Pakistan all-rounder announces return to international cricket with 76 in 55 balls and bowling figures of 7 for 12
Shahid Afridi made one of the more remarkable comebacks in international cricket when he led Pakistan to a crushing 126-run victory over West Indies in the first One-Day International at the Guyana National Stadium in Georgetown on Sunday (July 14).
Recalled to the national team after being left out of his country's poor Champions Trophy campaign, Afridi returned the best-ever ODI bowling figures by a Pakistani, and the second best overall, in snaring 7 for 12 to rout West Indies for just 98 in 41 overs after having top-scored with a typically swashbuckling 76 in Pakistan’s total of 224 for 9.
"I try hard and I back myself," said Afridi afterwards. “It's not time for me to just survive in the team, but to give a lot to the team. I tried to stay positive. Whenever I got the ball in my zone, I went for it. And what a pitch it was for me to bowl on. I just kept it simple, and it worked."
Afridi’s impact on the match started when he dominated a 120-run sixth-wicket partnership with Misbah-ul-Haq (52), the pair rescuing their team from 47 for 5 after Jason Holder had wrecked the top order on his way to excellent figures of 4 for 13.
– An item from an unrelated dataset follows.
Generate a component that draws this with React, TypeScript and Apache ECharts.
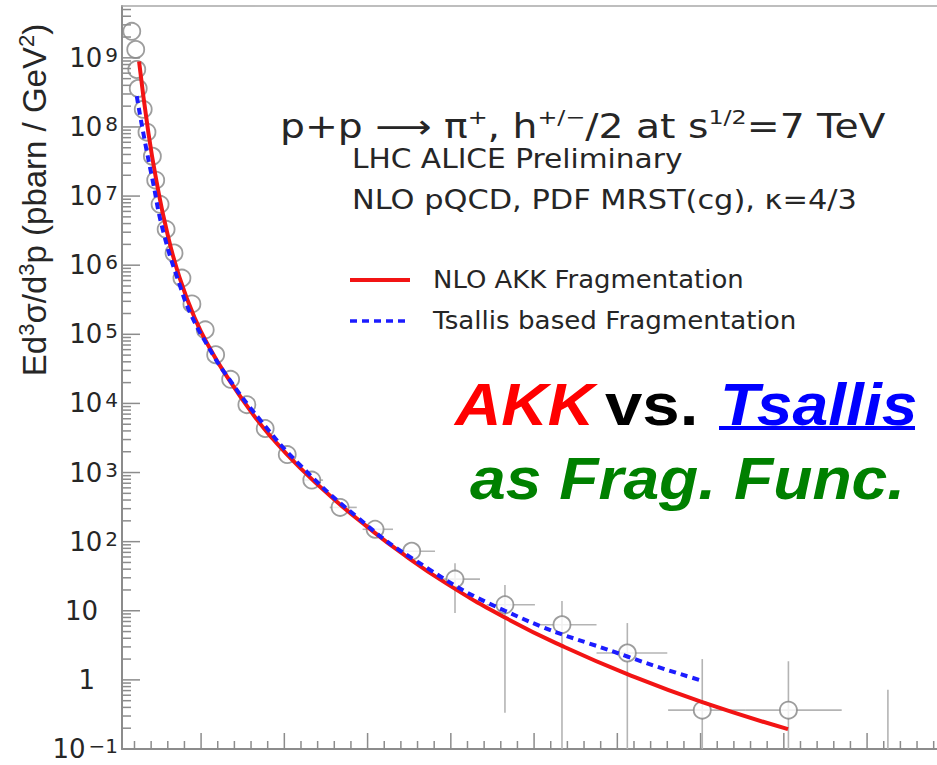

While Misbah laboured towards yet another workmanlike half-century off 121 deliveries, Afridi's knock was a hurricane by comparison, decorated by five sixes and six fours off just 55 deliveries.
He looked well on the way to completing a hundred but perished in the 39th over, caught by Darren Sammy at deep midwicket off the bowling of Kieron Pollard.
West Indies would have expected the likes of Pollard or Chris Gayle to produce a similar innings to give their team a fighting chance of getting the 225 runs needed for a win. But that never materialised, and while Afridi took most of the glory with his demolition job with the ball, the early damage was done by Mohammad Irfan.
In overcast, seamer-friendly conditions, Irfan bowled Johnson Charles with a swinging full-toss and then forced Darren Bravo to glove a lifting delivery on the body for Umar Akmal, the wicketkeeper, to take the catch down the leg-side. Pakistan then got a huge boost when Marlon Samuels called Gayle for a sharp single and Misbah's direct hit from cover found Gayle short of his ground.
All the support bowlers maintained the pressure and when Afridi came on as the fifth change, the floodgates really opened.
Only Samuels (25) showed any meaningful resistance, but it was never going to be enough against a rampant Afridi, who finished off the match by trapping Holder lbw.
"We were let down by the batting yet again," said Dwayne Bravo. "Holder bowled so well, and while we have to give credit for the way Afridi and Misbah batted, that total was gettable, but we buckled under pressure."